Programmable recirculating bricks mesh architecture for quantum photonics

TL;DR

This paper explores the extension of programmable recirculating bricks mesh architecture to quantum photonics, demonstrating its versatility for boson sampling and photon indistinguishability tasks in quantum technologies.

Contribution

It introduces the application of recirculating bricks mesh architecture to quantum photonics, enabling multiple functionalities including boson sampling and photon indistinguishability testing.

Findings

Single optical system can perform various quantum functions.

The architecture can handle spatial and temporal modes.

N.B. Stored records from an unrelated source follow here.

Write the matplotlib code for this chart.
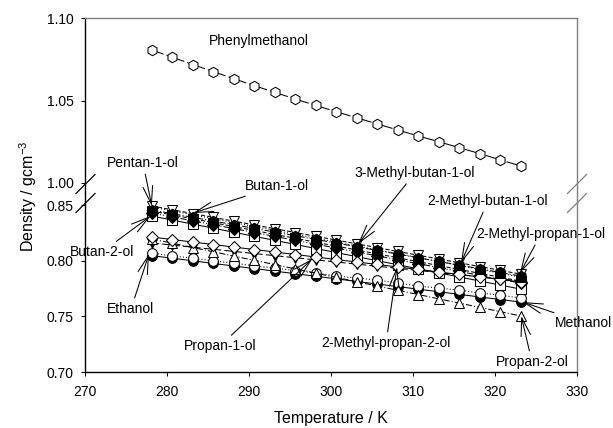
import matplotlib
matplotlib.use('Agg')
import matplotlib.pyplot as plt
from matplotlib.lines import Line2D

plt.rcParams['font.family'] = ['Liberation Sans', 'DejaVu Sans']
plt.rcParams['mathtext.default'] = 'regular'

# ---------------- data ----------------
temperature = [278.15, 280.65, 283.15, 285.65, 288.15, 290.65, 293.15, 295.65, 298.15,
               300.65, 303.15, 305.65, 308.15, 310.65, 313.15, 315.65, 318.15, 320.65, 323.15]

methanol = [0.8045, 0.8022, 0.7999, 0.7975, 0.7952, 0.7929, 0.7906, 0.7883, 0.7860, 0.7837,
            0.7813, 0.7790, 0.7767, 0.7744, 0.7721, 0.7697, 0.7674, 0.7651, 0.7628]
ethanol = [0.8069, 0.8042, 0.8024, 0.7997, 0.7979, 0.7952, 0.7934, 0.7911, 0.7889, 0.7862,
           0.7844, 0.7826, 0.7799, 0.7772, 0.7754, 0.7736, 0.7709, 0.7691, 0.7664]
propan_1_ol = [0.8159, 0.8140, 0.8121, 0.8102, 0.8083, 0.8064, 0.8045, 0.8026, 0.8007, 0.7988,
               0.7969, 0.7950, 0.7931, 0.7912, 0.7893, 0.7874, 0.7855, 0.7836, 0.7817]
propan_2_ol = [0.8195, 0.8157, 0.8118, 0.8080, 0.8041, 0.8003, 0.7965, 0.7926, 0.7888, 0.7849,
               0.7811, 0.7772, 0.7734, 0.7696, 0.7657, 0.7619, 0.7580, 0.7542, 0.7503]
butan_1_ol = [0.8446, 0.8411, 0.8376, 0.8341, 0.8306, 0.8271, 0.8236, 0.8201, 0.8166, 0.8131,
              0.8096, 0.8061, 0.8026, 0.7991, 0.7956, 0.7921, 0.7886, 0.7851, 0.7816]
butan_2_ol = [0.8401, 0.8365, 0.8328, 0.8292, 0.8255, 0.8219, 0.8182, 0.8146, 0.8109, 0.8073,
              0.8036, 0.8000, 0.7963, 0.7927, 0.7890, 0.7854, 0.7817, 0.7781, 0.7744]
methyl_propan_1_ol = [0.8428, 0.8393, 0.8358, 0.8323, 0.8288, 0.8253, 0.8218, 0.8183, 0.8148, 0.8113,
                      0.8078, 0.8043, 0.8008, 0.7973, 0.7938, 0.7903, 0.7868, 0.7833, 0.7798]
methyl_propan_2_ol = [0.8212, 0.8190, 0.8167, 0.8145, 0.8122, 0.8100, 0.8078, 0.8055, 0.8033, 0.8010,
                      0.7988, 0.7966, 0.7943, 0.7921, 0.7898, 0.7876, 0.7854, 0.7831, 0.7809]
pentan_1_ol = [0.8482, 0.8447, 0.8412, 0.8377, 0.8342, 0.8307, 0.8272, 0.8237, 0.8202, 0.8167,
               0.8132, 0.8097, 0.8062, 0.8027, 0.7992, 0.7957, 0.7922, 0.7887, 0.7852]
methyl_butan_3_ol = [0.8491, 0.8457, 0.8423, 0.8389, 0.8355, 0.8321, 0.8287, 0.8253, 0.8219, 0.8185,
                     0.8151, 0.8117, 0.8083, 0.8049, 0.8015, 0.7981, 0.7947, 0.7913, 0.7879]
methyl_butan_2_ol = [0.8455, 0.8422, 0.8389, 0.8356, 0.8323, 0.8290, 0.8257, 0.8224, 0.8191, 0.8158,
                     0.8125, 0.8092, 0.8059, 0.8026, 0.7993, 0.7960, 0.7927, 0.7894, 0.7861]
phenylmethanol = [1.0806, 1.0762, 1.0718, 1.0675, 1.0632, 1.0590, 1.0549, 1.0509, 1.0470, 1.0432,
                  1.0395, 1.0358, 1.0321, 1.0285, 1.0250, 1.0214, 1.0178, 1.0140, 1.0103]

lower_series = [methanol, ethanol, propan_1_ol, propan_2_ol, butan_1_ol, butan_2_ol,
                methyl_propan_1_ol, methyl_propan_2_ol, pentan_1_ol, methyl_butan_3_ol,
                methyl_butan_2_ol]

x_ticks = [270, 280, 290, 300, 310, 320, 330]
y_ticks_low = [0.70, 0.75, 0.80, 0.85]
y_ticks_high = [1.00, 1.05, 1.10]

# ---------------- styles ----------------
styles = [
    dict(marker='o', mfc='black', ms=7, ls='-'),
    dict(marker='o', mfc='white', ms=7, ls=(0, (1, 2))),
    dict(marker='v', mfc='black', ms=7.5, ls=(0, (7, 3))),
    dict(marker='^', mfc='white', ms=7.5, ls=(0, (6, 2, 1, 2))),
    dict(marker='s', mfc='black', ms=6.5, ls=(0, (4, 2))),
    dict(marker='s', mfc='white', ms=6.5, ls='-'),
    dict(marker='D', mfc='black', ms=6, ls=(0, (6, 2, 1, 2, 1, 2))),
    dict(marker='D', mfc='white', ms=6, ls='-'),
    dict(marker='^', mfc='black', ms=7.5, ls=(0, (1, 2))),
    dict(marker='v', mfc='white', ms=7.5, ls=(0, (4, 2))),
    dict(marker='h', mfc='black', ms=7.5, ls=(0, (6, 2, 1, 2))),
]

fig = plt.figure(figsize=(6.13, 4.28), dpi=100)
L, W = 85 / 613, 492 / 613
ax_top = fig.add_axes([L, 1 - 193 / 428, W, (193 - 18) / 428])
ax_bot = fig.add_axes([L, 1 - 372 / 428, W, (372 - 193) / 428])

for i, (vals, st) in enumerate(zip(lower_series, styles)):
    ax_bot.plot(temperature, vals, color='black', lw=0.75, ls=st['ls'], marker=st['marker'],
                ms=st['ms'], mfc=st['mfc'], mec='black', mew=0.75, zorder=2 + i)

ax_top.plot(temperature, phenylmethanol, color='black', lw=0.75, ls=(0, (12, 3, 3, 3)),
            marker='h', ms=7.5, mfc='white', mec='black', mew=0.75, zorder=3)

ax_top.set_xlim(270, 330)
ax_bot.set_xlim(270, 330)
ax_top.set_ylim(1.00 - 10 / 1650, 1.10)
ax_bot.set_ylim(0.70, 0.85 + 12 / 1113)

ax_bot.set_xticks(x_ticks)
ax_bot.set_xticklabels([str(t) for t in x_ticks])
ax_bot.set_yticks(y_ticks_low)
ax_bot.set_yticklabels(['%.2f' % v for v in y_ticks_low])
ax_top.set_yticks(y_ticks_high)
ax_top.set_yticklabels(['%.2f' % v for v in y_ticks_high])
ax_top.set_xticks([])

for ax in (ax_top, ax_bot):
    ax.tick_params(direction='out', length=3, width=0.75, labelsize=10, pad=5,
                   right=False, top=False)
    ax.spines['left'].set_color('black')
    ax.spines['right'].set_color('#808080')
    ax.spines['top'].set_color('#808080')
    for s in ax.spines.values():
        s.set_linewidth(1.0)
ax_top.spines['bottom'].set_visible(False)
ax_bot.spines['top'].set_visible(False)
ax_bot.spines['bottom'].set_color('black')
ax_bot.tick_params(axis='x', pad=6)

# break marks
for xc, col in ((85.5, 'black'), (577, '#808080')):
    for yc in (184, 203):
        x0, x1 = xc - 9.5, xc + 9.5
        y0, y1 = yc + 9.5, yc - 9.5
        fig.add_artist(Line2D([x0 / 613, x1 / 613], [1 - y0 / 428, 1 - y1 / 428],
                              transform=fig.transFigure, color=col, lw=0.9))

fig.text(331 / 613, 1 - 419 / 428, 'Temperature / K', ha='center', va='center', fontsize=11.5)
fig.text(28 / 613, 1 - 196 / 428, 'Density / gcm$^{-3}$', ha='center', va='center',
         rotation=90, fontsize=11.5)

ax_top.text(259 / 613, 1 - 41 / 428, 'Phenylmethanol', transform=fig.transFigure,
            ha='center', va='center', fontsize=10)

arrow = dict(arrowstyle='->,head_length=1.3,head_width=0.35', color='black', lw=0.75,
             shrinkA=1, shrinkB=0, mutation_scale=10)
annotations = [
    ('Pentan-1-ol', (278.15, 0.849), (143, 163)),
    ('Butan-1-ol', (283.2, 0.8428), (277, 186)),
    ('Butan-2-ol', (278.0, 0.8401), (102, 252)),
    ('Ethanol', (277.8, 0.806), (131, 309)),
    ('Propan-1-ol', (297.7, 0.8015), (220, 346)),
    ('3-Methyl-butan-1-ol', (303.3, 0.815), (415, 173)),
    ('2-Methyl-butan-1-ol', (315.85, 0.7979), (488, 201)),
    ('2-Methyl-propan-1-ol', (323.05, 0.7889), (541, 234)),
    ('Methanol', (323.4, 0.7628), (584, 323)),
    ('Propan-2-ol', (323.2, 0.7503), (532, 362)),
    ('2-Methyl-propan-2-ol', (308.05, 0.7943), (386, 343)),
]
for label, xy, (px, py) in annotations:
    ax_bot.annotate(label, xy=xy, xycoords='data', xytext=(px, 428 - py),
                    textcoords='figure pixels', ha='center', va='center', fontsize=10,
                    arrowprops=arrow, annotation_clip=False, zorder=20)

fig.savefig('out.png', dpi=100)
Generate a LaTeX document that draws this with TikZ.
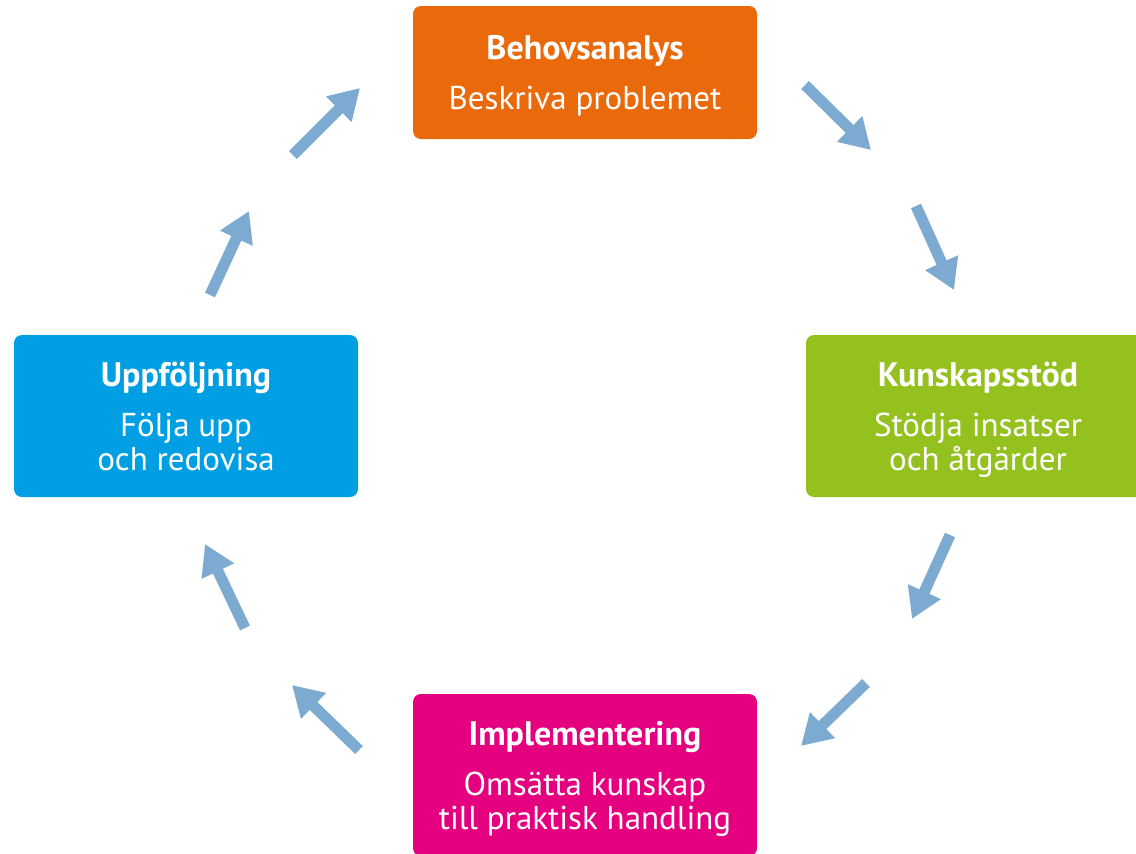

Potential for quantum advantage in boson sampling.

Abstract

General-purpose programmable photonic processors offer a flexible foundation for integrating various functionalities within a single chip. A two-dimensional hexagonal waveguide mesh of Mach Zehnder interferometers has been shown to have great potential in the field of microwave photonics. Additionally, they are a promising platform for the creation of unitary linear transformations, which are key elements in photonic neural networks, In this article, we expand the portfolio of available applications for recirculating bricks mesh architecture to quantum technologies. We will show that a single programmable optical system is capable of performing various functions depending on the requirements. In particular, we will focus in this work on boson sampling, a task that best demonstrates quantum advantage, as well as on tasks that enable the determination of photon indistinguishability, which plays a key role in photonic quantum technologies. We will also show that, in addition to spatial modes, the same optical system can be equally well-suited for work on temporal modes through the implementation of an appropriate number of loops.